BRIEF
Repeat what the lines below say, word for word, and skip every image.

DATA SHOWN
"""

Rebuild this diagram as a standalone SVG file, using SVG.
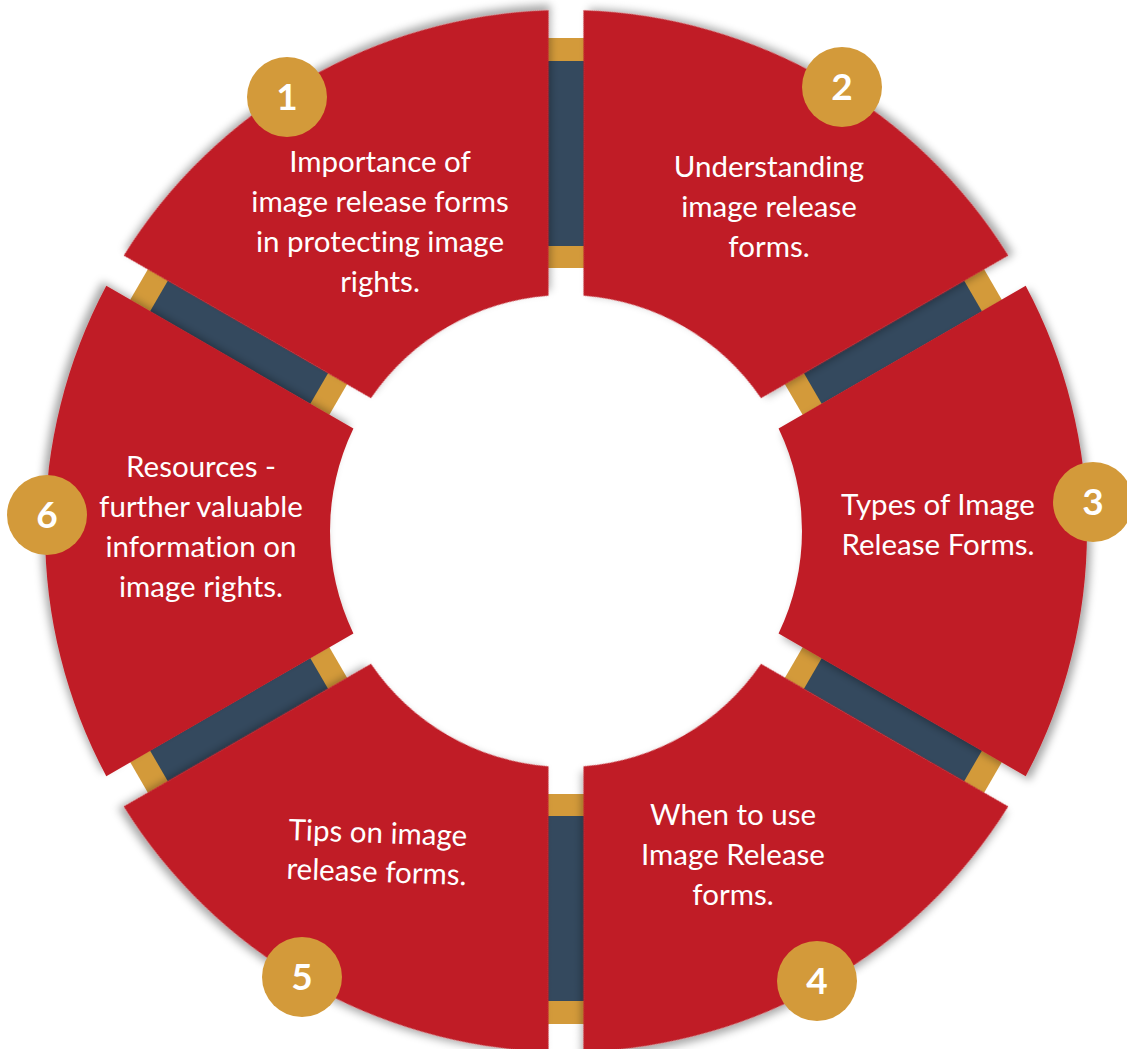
<svg xmlns="http://www.w3.org/2000/svg" width="1127" height="1049" viewBox="0 0 1127 1049">
  <defs>
    <style>
      .seg { fill: #C01F27; filter: url(#shadow); }
      .lbl { font-family: Lato, "Open Sans", "Liberation Sans", sans-serif; font-size: 29.5px; fill: #FFFFFF; text-anchor: middle; font-variant-ligatures: none; }
      .badge { fill: #D39A3A; }
      .num { font-family: Lato, "Open Sans", "Liberation Sans", sans-serif; font-size: 37px; font-weight: bold; fill: #FFFFFF; text-anchor: middle; }
      .gold { fill: #D39A3A; }
      .navy { fill: #34495E; }
    </style>
    <filter id="shadow" x="-20%" y="-20%" width="140%" height="140%">
      <feDropShadow dx="4" dy="4" stdDeviation="4" flood-color="#000000" flood-opacity="0.35"/>
    </filter>
    <path id="segShape" d="M 212.569,-102.520 L 459.694,-245.198 A 521 521 0 0 1 459.694,245.198 L 212.569,102.520 A 236 236 0 0 0 212.569,-102.520 Z"/>
    <g id="bar">
      <rect class="gold" x="263" y="-18" width="23" height="36"/>
      <rect class="navy" x="285" y="-18" width="186" height="36"/>
      <rect class="gold" x="470" y="-18" width="23" height="36"/>
    </g>
  </defs>
  <rect x="0" y="0" width="1127" height="1049" fill="#FFFFFF"/>

  <g id="connectors">
    <use href="#bar" transform="translate(566,531) rotate(30)"/>
    <use href="#bar" transform="translate(566,531) rotate(90)"/>
    <use href="#bar" transform="translate(566,531) rotate(150)"/>
    <use href="#bar" transform="translate(566,531) rotate(210)"/>
    <use href="#bar" transform="translate(566,531) rotate(270)"/>
    <use href="#bar" transform="translate(566,531) rotate(330)"/>
  </g>

  <g id="node1">
    <use href="#segShape" class="seg" transform="translate(566,531) rotate(240)"/>
    <text class="lbl"><tspan x="380" y="172">Importance of</tspan><tspan x="380" y="212">image release forms</tspan><tspan x="380" y="252">in protecting image</tspan><tspan x="380" y="292">rights.</tspan></text>
  </g>
  <g id="node2">
    <use href="#segShape" class="seg" transform="translate(566,531) rotate(300)"/>
    <text class="lbl"><tspan x="769" y="177">Understanding</tspan><tspan x="769" y="217">image release</tspan><tspan x="769" y="257">forms.</tspan></text>
  </g>
  <g id="node3">
    <use href="#segShape" class="seg" transform="translate(566,531) rotate(0)"/>
    <text class="lbl"><tspan x="938" y="515">Types of Image</tspan><tspan x="938" y="555">Release Forms.</tspan></text>
  </g>
  <g id="node4">
    <use href="#segShape" class="seg" transform="translate(566,531) rotate(60)"/>
    <text class="lbl"><tspan x="733" y="825">When to use</tspan><tspan x="733" y="865">Image Release</tspan><tspan x="733" y="905">forms.</tspan></text>
  </g>
  <g id="node5">
    <use href="#segShape" class="seg" transform="translate(566,531) rotate(120)"/>
    <text class="lbl" transform="rotate(2 377 860)"><tspan x="377" y="843">Tips on image</tspan><tspan x="377" y="882">release forms.</tspan></text>
  </g>
  <g id="node6">
    <use href="#segShape" class="seg" transform="translate(566,531) rotate(180)"/>
    <text class="lbl"><tspan x="201" y="477">Resources -</tspan><tspan x="201" y="517">further valuable</tspan><tspan x="201" y="557">information on</tspan><tspan x="201" y="597">image rights.</tspan></text>
  </g>

  <g id="badge1"><circle class="badge" cx="287" cy="97" r="40"/><text class="num" x="287" y="110">1</text></g>
  <g id="badge2"><circle class="badge" cx="842" cy="87" r="40"/><text class="num" x="842" y="100">2</text></g>
  <g id="badge3"><circle class="badge" cx="1093" cy="502" r="40"/><text class="num" x="1093" y="515">3</text></g>
  <g id="badge4"><circle class="badge" cx="817" cy="981" r="40"/><text class="num" x="817" y="994">4</text></g>
  <g id="badge5"><circle class="badge" cx="302" cy="977" r="40"/><text class="num" x="302" y="990">5</text></g>
  <g id="badge6"><circle class="badge" cx="47" cy="515" r="40"/><text class="num" x="47" y="528">6</text></g>
</svg>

"""

CORRECT ANSWER
Rebuild this diagram as a standalone SVG file, using SVG.
<svg xmlns="http://www.w3.org/2000/svg" width="1127" height="1049" viewBox="0 0 1127 1049">
  <defs>
    <style>
      .seg { fill: #C01F27; filter: url(#shadow); }
      .lbl { font-family: Lato, "Open Sans", "Liberation Sans", sans-serif; font-size: 29.5px; fill: #FFFFFF; text-anchor: middle; font-variant-ligatures: none; }
      .badge { fill: #D39A3A; }
      .num { font-family: Lato, "Open Sans", "Liberation Sans", sans-serif; font-size: 37px; font-weight: bold; fill: #FFFFFF; text-anchor: middle; }
      .gold { fill: #D39A3A; }
      .navy { fill: #34495E; }
    </style>
    <filter id="shadow" x="-20%" y="-20%" width="140%" height="140%">
      <feDropShadow dx="4" dy="4" stdDeviation="4" flood-color="#000000" flood-opacity="0.35"/>
    </filter>
    <path id="segShape" d="M 212.569,-102.520 L 459.694,-245.198 A 521 521 0 0 1 459.694,245.198 L 212.569,102.520 A 236 236 0 0 0 212.569,-102.520 Z"/>
    <g id="bar">
      <rect class="gold" x="263" y="-18" width="23" height="36"/>
      <rect class="navy" x="285" y="-18" width="186" height="36"/>
      <rect class="gold" x="470" y="-18" width="23" height="36"/>
    </g>
  </defs>
  <rect x="0" y="0" width="1127" height="1049" fill="#FFFFFF"/>

  <g id="connectors">
    <use href="#bar" transform="translate(566,531) rotate(30)"/>
    <use href="#bar" transform="translate(566,531) rotate(90)"/>
    <use href="#bar" transform="translate(566,531) rotate(150)"/>
    <use href="#bar" transform="translate(566,531) rotate(210)"/>
    <use href="#bar" transform="translate(566,531) rotate(270)"/>
    <use href="#bar" transform="translate(566,531) rotate(330)"/>
  </g>

  <g id="node1">
    <use href="#segShape" class="seg" transform="translate(566,531) rotate(240)"/>
    <text class="lbl"><tspan x="380" y="172">Importance of</tspan><tspan x="380" y="212">image release forms</tspan><tspan x="380" y="252">in protecting image</tspan><tspan x="380" y="292">rights.</tspan></text>
  </g>
  <g id="node2">
    <use href="#segShape" class="seg" transform="translate(566,531) rotate(300)"/>
    <text class="lbl"><tspan x="769" y="177">Understanding</tspan><tspan x="769" y="217">image release</tspan><tspan x="769" y="257">forms.</tspan></text>
  </g>
  <g id="node3">
    <use href="#segShape" class="seg" transform="translate(566,531) rotate(0)"/>
    <text class="lbl"><tspan x="938" y="515">Types of Image</tspan><tspan x="938" y="555">Release Forms.</tspan></text>
  </g>
  <g id="node4">
    <use href="#segShape" class="seg" transform="translate(566,531) rotate(60)"/>
    <text class="lbl"><tspan x="733" y="825">When to use</tspan><tspan x="733" y="865">Image Release</tspan><tspan x="733" y="905">forms.</tspan></text>
  </g>
  <g id="node5">
    <use href="#segShape" class="seg" transform="translate(566,531) rotate(120)"/>
    <text class="lbl" transform="rotate(2 377 860)"><tspan x="377" y="843">Tips on image</tspan><tspan x="377" y="882">release forms.</tspan></text>
  </g>
  <g id="node6">
    <use href="#segShape" class="seg" transform="translate(566,531) rotate(180)"/>
    <text class="lbl"><tspan x="201" y="477">Resources -</tspan><tspan x="201" y="517">further valuable</tspan><tspan x="201" y="557">information on</tspan><tspan x="201" y="597">image rights.</tspan></text>
  </g>

  <g id="badge1"><circle class="badge" cx="287" cy="97" r="40"/><text class="num" x="287" y="110">1</text></g>
  <g id="badge2"><circle class="badge" cx="842" cy="87" r="40"/><text class="num" x="842" y="100">2</text></g>
  <g id="badge3"><circle class="badge" cx="1093" cy="502" r="40"/><text class="num" x="1093" y="515">3</text></g>
  <g id="badge4"><circle class="badge" cx="817" cy="981" r="40"/><text class="num" x="817" y="994">4</text></g>
  <g id="badge5"><circle class="badge" cx="302" cy="977" r="40"/><text class="num" x="302" y="990">5</text></g>
  <g id="badge6"><circle class="badge" cx="47" cy="515" r="40"/><text class="num" x="47" y="528">6</text></g>
</svg>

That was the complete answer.